Case ID: ad2d_211/html/0767-01.html
Source: Caselaw Access Project
Author: {"author": "", "license": "Public Domain", "url": "https://static.case.law/"}
Date Created: 2024-08-24T03:29:51.129683

Joseph Mendoza, Respondent, v Linda Sarfate, Appellant.
    [621 NYS2d 389]
   In an action to recover damages for personal injuries, the defendant appeals from so much of an order of the Supreme Court, Queens County (Rutledge, J.), dated October 25, 1993, as dismissed the complaint without prejudice.

Ordered that the order is affirmed insofar as appealed from, with costs.
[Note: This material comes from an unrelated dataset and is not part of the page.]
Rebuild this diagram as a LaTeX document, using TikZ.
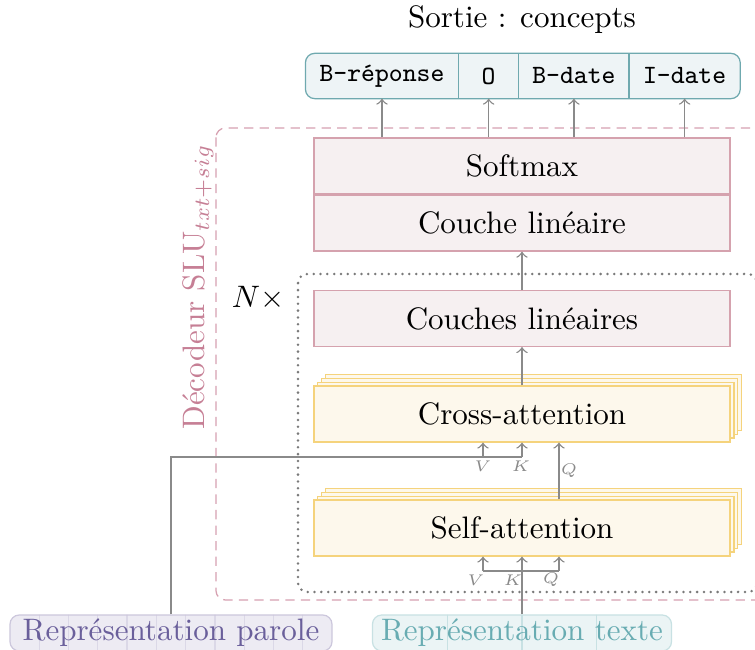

The evidence introduced at the hearing on the issue of service of process established that the searches which the plaintiff conducted of Post Office and Department of Motor Vehicle records, almost two years after the defendant had moved to Arizona, produced a New York address for her. In addition, the process server testified that when he attempted service at a residence where, according to Department of Motor Vehicles records, the defendant’s husband resided, a woman inside the dwelling acknowledged that she was the defendant. Accordingly, since the plaintiff had no reasonable basis to conclude that the defendant had moved to another State until after the Statute of Limitations had expired, the defendant’s attempt to invoke CPLR 207 (3) is improper and the tolling provision set forth in CPLR 207 applies (cf., Yarusso v Arbotowicz, 41 NY2d 516). Mangano, P. J., O’Brien, Ritter, Pizzuto and Florio, JJ., concur.